Il limite costituito dall’assenza di detto pregiudizio risulta stabilito non
tanto nei confronti di coloro che sono soggetti alla situazione giuridica
tutelata, per confermare il persistente loro dovere di prestazione lavorativa,
che non può venir meno se non in virtù di regolare permesso, quando per
contenere gli effetti dell’indicata iniziativa sindacale sull’attività
lavorativa dei destinatari, suscettibile di essere pregiudicata per la
potenziale idoneità dell’iniziativa stessa a distoglierli dall’esecuzione
normale dei loro compiti di lavoro.
L’esistenza
di siffatto limite non significa però che l’attività di volantinaggio sia a priori preclusa durante l’orario di lavoro, in difetto
di un espresso divieto di legge, ove, non solo sia compiuta da lavoratori in
regolare permesso quali dirigenti di rappresentanza sindacale aziendale, ma
soprattutto quando, avuto riguardo alle caratteristiche organizzative
dell’impresa ed al tipo di lavoro cui siano addetti i destinatari della
distribuzione dei volantini, risulti di fatto non pregiudicato l’ordinato
svolgimento della vita aziendale, sotto il profilo funzionale e produttivo. E’
onere del rappresentante sindacale, in caso di divieto datoriale al volantinaggio
in orario di lavoro ed in caso di ricorso ex art. 28 per attività
antisindacale, provare che le modalità del volantinaggio non sono tali da
pregiudicare il normale svolgimento dell’attività aziendale” (6).
Sul
tema, per mera connessione, va fatto cenno ad una relativamente recente
decisione pretorile (7) che ha legittimato il diritto delle RSA di
pubblicizzare e veicolare le proprie comunicazioni sindacali - secondo una
lettura evolutiva dell’art. 25 L. n. 300’70 - attraverso lo spazio virtuale
della posta elettronica (utilizzato abitualmente dall’azienda per iniziative di
informazione al personale, ivi incluse quelle di contro informazione
sindacale), attivabile nei computers in rete, operando così
un’interpretazione del diritto statutario di affissione in “appositi spazi”,
allineata alle nuove tecnologie utilizzate per la circolazione e diffusione
delle informazioni tra i dipendenti aziendali.
M. Meucci
(pubblicato in Notiziario del
lavoro e Previdenza, De Lillo ed., n.22-23 del 5/15 agosto 1998)
NOTE
(1)Vedi, in senso negativo, Corte cost. 6 luglio 1966, n. 87;
in positivo Corte. cost. n. 84/1969.
(2) Conf.
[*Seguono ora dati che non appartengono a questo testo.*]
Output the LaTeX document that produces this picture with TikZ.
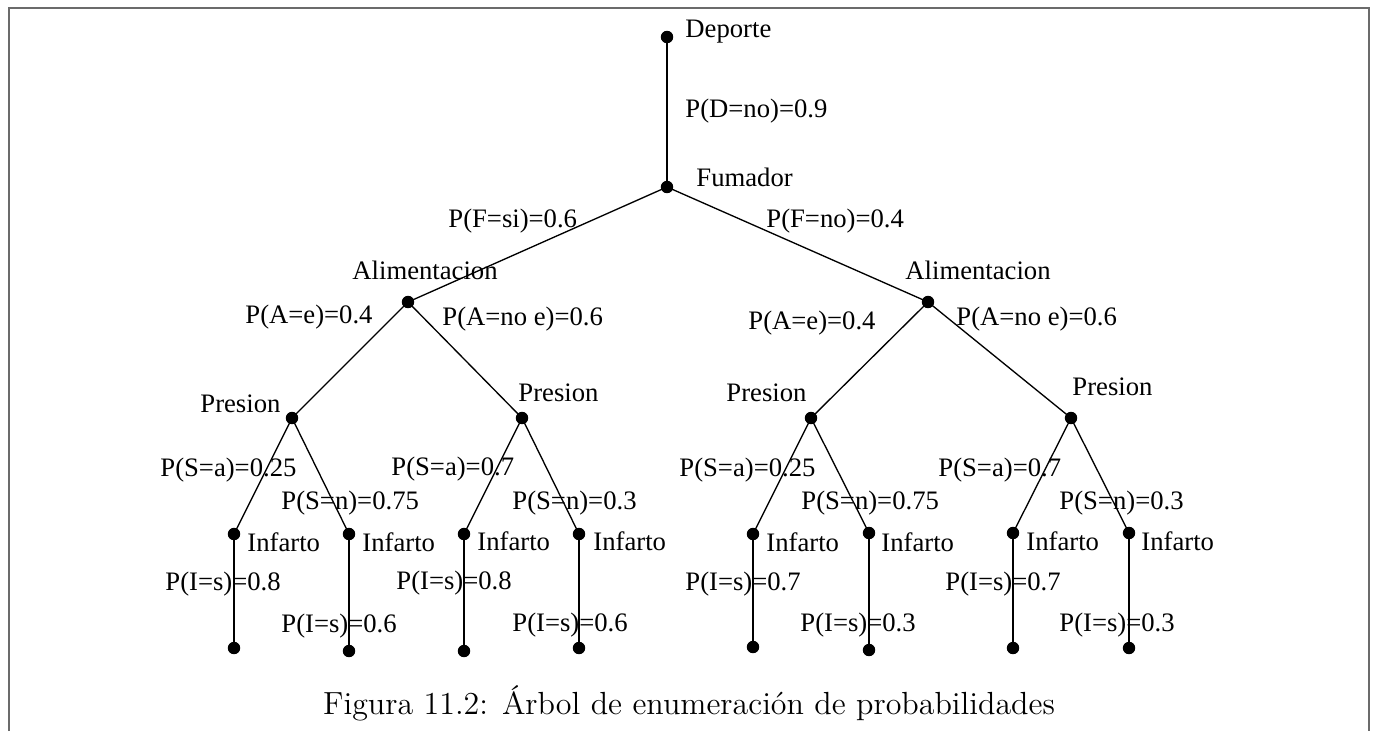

Cass. n. 1066/1978, in Mass. giur. lav.
1978, 466
(3) Conf. Cass. n. 1325/1983, in Mass. giur. lav.
1983,210.
(4) In tal senso si sono espresse, tra le molte, Cass.
n.1325/’83, cit., nonchè Cass. n.1066/ 1978, cit.
(5) Così Cass.
n.5711/1984, in Not. giurisp. lav. 1985,116 e Cass n. 1066/1978, in Mass.
giur. lav. 1978, 466.
(6) Così Cass. 19.8.1986, n. 5089
in Not. giurisp. lav. 1986, 556; cfr. anche Cass. 22.2. 1983, n. 1325,
in Mass. giur. lav. 1983, 210.
(7) Pret. Milano 3. 4. 1995 , Flm
c. IBM Semea, in D&L, Riv.
crit. dir. lav. 1995, 545 e in Or. giur. lav. 1995, 2.